Tamils living in the South only want to make a living, as successful a living as they can: they have no wish, and make no effort, to take over the area, to wipe out the way of life on their neighbours and replace it with theirs.

Given all this, one is compelled to conclude that those who ask the above rhetorical question are being disingenuous, specious, even cynically deceitful, and contemptuous in their pretended innocence of implication and long-term (destructive) consequence.

Appendix 2: Jewish parallel

Some Tamils draw example from Jewish history: “The remnant shall return”. While the Jewish story may encourage, we must be aware of difference. To be a Jew is to belong to an ethnic group, and that includes religion. In other words, to say “Jew” is to signal at once both “race” and religion. But above all, what differentiated, and sustained the Jews was their religion; the belief that they were the “Chosen People” of God, and (2) that a certain territory, a geographic area, had been promised to them by Jehovah: “the promised land”.

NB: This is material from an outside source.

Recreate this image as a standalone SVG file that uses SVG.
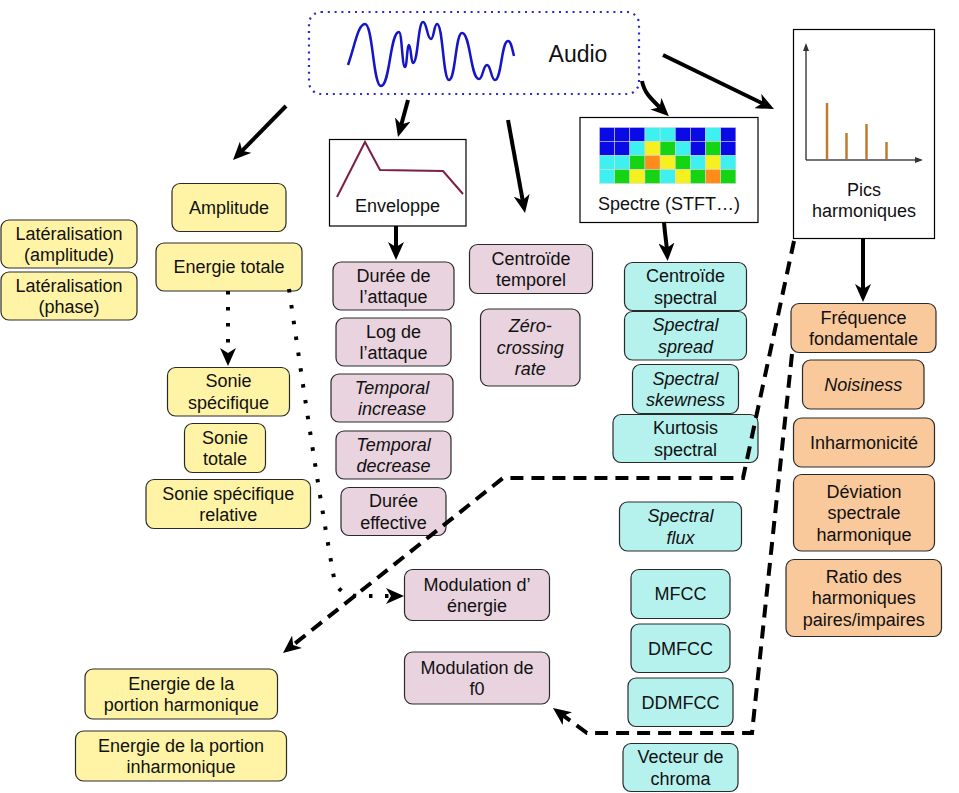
<svg xmlns="http://www.w3.org/2000/svg" width="959" height="793" viewBox="0 0 959 793">
<style>
.bx{stroke:#2a2a2a;stroke-width:1.2}
.y{fill:#fff4a6}
.p{fill:#e8d3de}
.c{fill:#b5f2ee}
.o{fill:#f9c89b}
.w{fill:#ffffff;stroke:#000;stroke-width:1.2}
text{font-family:"Liberation Sans",Arial,sans-serif;font-size:18px;fill:#111;text-anchor:middle}
.i{font-style:italic}
.cn{stroke:#000;stroke-width:4;fill:none;marker-end:url(#arr)}
.dash{stroke-dasharray:13 8}
.dot{stroke-dasharray:3.5 12.5}
.cell{stroke:#d8d8d8;stroke-width:0.5}
.B{fill:#0a0ae6}.C{fill:#3ff0f0}.Y{fill:#f6f020}.G{fill:#14d414}.O{fill:#ff8c1a}
.pk{stroke:#c27a30;stroke-width:2.5}
</style>
<defs>
<marker id="arr" viewBox="0 0 18 16" markerWidth="18" markerHeight="16" markerUnits="userSpaceOnUse" refX="8" refY="8" orient="auto">
<path d="M0,0 L18,8 L0,16 L5,8 z" fill="#000"/>
</marker>
<marker id="ax" viewBox="0 0 8 8" markerWidth="8" markerHeight="8" markerUnits="userSpaceOnUse" refX="6" refY="4" orient="auto">
<path d="M0,1 L8,4 L0,7 z" fill="#333"/>
</marker>
</defs>
<rect width="959" height="793" fill="#ffffff"/>

<g id="audio">
<rect x="309" y="12" width="330" height="82" rx="12" fill="none" stroke="#2a2acc" stroke-width="2.2" stroke-dasharray="2 4.8"/>
<path d="M348,65 C355,45 358,24 365,24 C373,24 373,86 381,86 C390,86 390,32 399,32 C402,32 402,67 405,67 C407,67 407,45 409,45 C411,45 411,63 413,63 C418,63 418,22 423,22 C427,22 427,39 431,39 C434,39 434,24 437,24 C443,24 443,80 449,80 C455.5,80 455.5,33 462,33 C470.5,33 470.5,79 479,79 C483,79 483,65 487,65 C491,65 491,80 495,80 C501.5,80 501.5,41 508,41 C511,41 512,48 514,56" fill="none" stroke="#1414c8" stroke-width="2.5"/>
<text x="578" y="62" style="font-size:23px">Audio</text>
</g>

<g id="enveloppe">
<rect class="w" x="329.5" y="139.5" width="136.5" height="86.5"/>
<polyline points="337,197 365,142 380,170 443,171 463,194" fill="none" stroke="#7b1f47" stroke-width="2"/>
<text x="397.5" y="212">Enveloppe</text>
</g>

<g id="spectre">
<rect class="w" x="580" y="117.5" width="178" height="105"/>
<g class="cell">
<rect class="B" x="599.5" y="127.5" width="15.15" height="14"/><rect class="B" x="614.65" y="127.5" width="15.15" height="14"/><rect class="B" x="629.8" y="127.5" width="15.15" height="14"/><rect class="C" x="644.95" y="127.5" width="15.15" height="14"/><rect class="C" x="660.1" y="127.5" width="15.15" height="14"/><rect class="B" x="675.25" y="127.5" width="15.15" height="14"/><rect class="B" x="690.4" y="127.5" width="15.15" height="14"/><rect class="C" x="705.55" y="127.5" width="15.15" height="14"/><rect class="B" x="720.7" y="127.5" width="15.15" height="14"/>
<rect class="B" x="599.5" y="141.5" width="15.15" height="14"/><rect class="B" x="614.65" y="141.5" width="15.15" height="14"/><rect class="C" x="629.8" y="141.5" width="15.15" height="14"/><rect class="Y" x="644.95" y="141.5" width="15.15" height="14"/><rect class="G" x="660.1" y="141.5" width="15.15" height="14"/><rect class="C" x="675.25" y="141.5" width="15.15" height="14"/><rect class="B" x="690.4" y="141.5" width="15.15" height="14"/><rect class="G" x="705.55" y="141.5" width="15.15" height="14"/><rect class="B" x="720.7" y="141.5" width="15.15" height="14"/>
<rect class="C" x="599.5" y="155.5" width="15.15" height="14"/><rect class="C" x="614.65" y="155.5" width="15.15" height="14"/><rect class="G" x="629.8" y="155.5" width="15.15" height="14"/><rect class="O" x="644.95" y="155.5" width="15.15" height="14"/><rect class="Y" x="660.1" y="155.5" width="15.15" height="14"/><rect class="G" x="675.25" y="155.5" width="15.15" height="14"/><rect class="C" x="690.4" y="155.5" width="15.15" height="14"/><rect class="Y" x="705.55" y="155.5" width="15.15" height="14"/><rect class="C" x="720.7" y="155.5" width="15.15" height="14"/>
<rect class="C" x="599.5" y="169.5" width="15.15" height="14"/><rect class="G" x="614.65" y="169.5" width="15.15" height="14"/><rect class="Y" x="629.8" y="169.5" width="15.15" height="14"/><rect class="G" x="644.95" y="169.5" width="15.15" height="14"/><rect class="C" x="660.1" y="169.5" width="15.15" height="14"/><rect class="Y" x="675.25" y="169.5" width="15.15" height="14"/><rect class="G" x="690.4" y="169.5" width="15.15" height="14"/><rect class="O" x="705.55" y="169.5" width="15.15" height="14"/><rect class="G" x="720.7" y="169.5" width="15.15" height="14"/>
</g>
<text x="669" y="210">Spectre (STFT…)</text>
</g>

<g id="pics">
<rect class="w" x="793.5" y="29.5" width="141" height="209"/>
<line x1="806" y1="160" x2="806" y2="45" stroke="#444" stroke-width="1.5" marker-end="url(#ax)"/>
<line x1="806" y1="160" x2="921" y2="160" stroke="#444" stroke-width="1.5" marker-end="url(#ax)"/>
<line class="pk" x1="827" y1="103" x2="827" y2="159"/>
<line class="pk" x1="846.5" y1="133" x2="846.5" y2="159"/>
<line class="pk" x1="866.5" y1="124" x2="866.5" y2="159"/>
<line class="pk" x1="886.5" y1="142" x2="886.5" y2="159"/>
<text x="864" y="196">Pics</text>
<text x="864" y="217">harmoniques</text>
</g>

<g id="lat-amplitude"><rect class="bx y" x="1" y="220" width="136" height="48" rx="8"/><text x="69" y="239.7">Latéralisation</text><text x="69" y="261.2">(amplitude)</text></g>
<g id="lat-phase"><rect class="bx y" x="1" y="272" width="136" height="48" rx="8"/><text x="69" y="291.7">Latéralisation</text><text x="69" y="313.2">(phase)</text></g>
<g id="amplitude"><rect class="bx y" x="172" y="183.5" width="114" height="48" rx="8"/><text x="229" y="213.9">Amplitude</text></g>
<g id="energie-totale"><rect class="bx y" x="156" y="243" width="146" height="48" rx="8"/><text x="229" y="273.4">Energie totale</text></g>
<g id="sonie-specifique"><rect class="bx y" x="167.5" y="367.5" width="122" height="48.5" rx="8"/><text x="228.5" y="387.4">Sonie</text><text x="228.5" y="408.9">spécifique</text></g>
<g id="sonie-totale"><rect class="bx y" x="184.5" y="423.5" width="81" height="49" rx="8"/><text x="225" y="443.7">Sonie</text><text x="225" y="465.2">totale</text></g>
<g id="sonie-relative"><rect class="bx y" x="146" y="479.5" width="164.5" height="49" rx="8"/><text x="228.25" y="499.7">Sonie spécifique</text><text x="228.25" y="521.2">relative</text></g>
<g id="energie-harmonique"><rect class="bx y" x="85" y="669" width="192.5" height="50" rx="8"/><text x="181.25" y="689.7">Energie de la</text><text x="181.25" y="711.2">portion harmonique</text></g>
<g id="energie-inharmonique"><rect class="bx y" x="75.5" y="731" width="211" height="50" rx="8"/><text x="181" y="751.7">Energie de la portion</text><text x="181" y="773.2">inharmonique</text></g>

<g id="duree-attaque"><rect class="bx p" x="333" y="262" width="121" height="48" rx="8"/><text x="393.5" y="281.7">Durée de</text><text x="393.5" y="303.2">l’attaque</text></g>
<g id="log-attaque"><rect class="bx p" x="336" y="318" width="115" height="48" rx="8"/><text x="393.5" y="337.7">Log de</text><text x="393.5" y="359.2">l’attaque</text></g>
<g id="temporal-increase"><rect class="bx p" x="331" y="374" width="122" height="48" rx="8"/><text class="i" x="392" y="393.7">Temporal</text><text class="i" x="392" y="415.2">increase</text></g>
<g id="temporal-decrease"><rect class="bx p" x="336" y="431" width="115" height="48" rx="8"/><text class="i" x="393.5" y="450.7">Temporal</text><text class="i" x="393.5" y="472.2">decrease</text></g>
<g id="duree-effective"><rect class="bx p" x="341" y="487.5" width="105" height="48" rx="8"/><text x="393.5" y="507.2">Durée</text><text x="393.5" y="528.7">effective</text></g>
<g id="centroide-temporel"><rect class="bx p" x="469.5" y="244.5" width="123" height="49" rx="8"/><text x="531" y="264.7">Centroïde</text><text x="531" y="286.2">temporel</text></g>
<g id="zero-crossing"><rect class="bx p" x="480.5" y="309" width="99.5" height="77" rx="8"/><text class="i" x="530.25" y="332.4">Zéro-</text><text class="i" x="530.25" y="353.9">crossing</text><text class="i" x="530.25" y="375.4">rate</text></g>
<g id="modulation-energie"><rect class="bx p" x="404.5" y="569.5" width="145" height="51" rx="8"/><text x="477" y="590.7">Modulation d’</text><text x="477" y="612.2">énergie</text></g>
<g id="modulation-f0"><rect class="bx p" x="404.5" y="652" width="145" height="52" rx="8"/><text x="477" y="673.7">Modulation de</text><text x="477" y="695.2">f0</text></g>

<g id="centroide-spectral"><rect class="bx c" x="624.5" y="262.5" width="122" height="48" rx="8"/><text x="685.5" y="282.2">Centroïde</text><text x="685.5" y="303.7">spectral</text></g>
<g id="spectral-spread"><rect class="bx c" x="624.5" y="311.5" width="122" height="48.5" rx="8"/><text class="i" x="685.5" y="331.4">Spectral</text><text class="i" x="685.5" y="352.9">spread</text></g>
<g id="spectral-skewness"><rect class="bx c" x="632.5" y="364.5" width="106" height="49" rx="8"/><text class="i" x="685.5" y="384.7">Spectral</text><text class="i" x="685.5" y="406.2">skewness</text></g>
<g id="kurtosis"><rect class="bx c" x="613" y="414.5" width="145" height="48" rx="8"/><text x="685.5" y="434.2">Kurtosis</text><text x="685.5" y="455.7">spectral</text></g>
<g id="spectral-flux"><rect class="bx c" x="619.5" y="502" width="122" height="49" rx="8"/><text class="i" x="680.5" y="522.2">Spectral</text><text class="i" x="680.5" y="543.7">flux</text></g>
<g id="mfcc"><rect class="bx c" x="631" y="569.5" width="99" height="49" rx="8"/><text x="680.5" y="600.4">MFCC</text></g>
<g id="dmfcc"><rect class="bx c" x="631" y="624" width="99" height="48.5" rx="8"/><text x="680.5" y="654.6">DMFCC</text></g>
<g id="ddmfcc"><rect class="bx c" x="628" y="678" width="105" height="48.5" rx="8"/><text x="680.5" y="708.6">DDMFCC</text></g>
<g id="chroma"><rect class="bx c" x="623" y="743.5" width="115" height="48" rx="8"/><text x="680.5" y="763.2">Vecteur de</text><text x="680.5" y="784.7">chroma</text></g>

<g id="frequence-fondamentale"><rect class="bx o" x="791" y="303.5" width="145" height="49" rx="8"/><text x="863.5" y="323.7">Fréquence</text><text x="863.5" y="345.2">fondamentale</text></g>
<g id="noisiness"><rect class="bx o" x="802.5" y="360" width="121.5" height="49" rx="8"/><text class="i" x="863.25" y="390.9">Noisiness</text></g>
<g id="inharmonicite"><rect class="bx o" x="793.5" y="418" width="141" height="49" rx="8"/><text x="864" y="448.9">Inharmonicité</text></g>
<g id="deviation"><rect class="bx o" x="793.5" y="474.5" width="141" height="76.5" rx="8"/><text x="864" y="497.6">Déviation</text><text x="864" y="519.1">spectrale</text><text x="864" y="540.6">harmonique</text></g>
<g id="ratio"><rect class="bx o" x="786" y="559.5" width="155.5" height="77" rx="8"/><text x="863.75" y="582.9">Ratio des</text><text x="863.75" y="604.4">harmoniques</text><text x="863.75" y="625.9">paires/impaires</text></g>

<g id="connectors">
<path class="cn" d="M286,106 L240,152.9"/>
<path class="cn" d="M408,100 L400.6,127.3"/>
<path class="cn" d="M508,120 L523.2,203.2"/>
<path class="cn" d="M642,81 C644,92 650,98 661.7,109.3"/>
<path class="cn" d="M663,55 L765,104.6"/>
<path class="cn" d="M396,226 L396,250"/>
<path class="cn" d="M664,222 C665,235 666.5,243 667,251"/>
<path class="cn" d="M863,238 L863,292"/>
<path class="cn dash" d="M794,241 L743,478 L503,478 L290.8,646.8"/>
<path class="cn dash" d="M792,354 L752,733 L587,733 L561,713.9"/>
<path class="cn dot" d="M228,291 L228,356"/>
<path class="cn dot" d="M289,289 C305,400 320,500 334,578 Q338,596 360,596 L394,596"/>
</g>
</svg>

I believe that what is essential for the preservation of ethnic identity is territory, a “space” identified with a people, a place where their culture, their way of life, predominates. But, in the absence of land, the Jews were sustained through the centuries by a belief unique to them, one that equated religion and “tribe”. It was as if (a) all Sri Lankan Tamils were Hindu and, even more significant, that (b) only Sri Lankan Tamils were Hindu in the whole world.

So while there are parallels from which one may draw inspiration, the situation is not identical. We must be aware of crucial difference and resulting difficulty.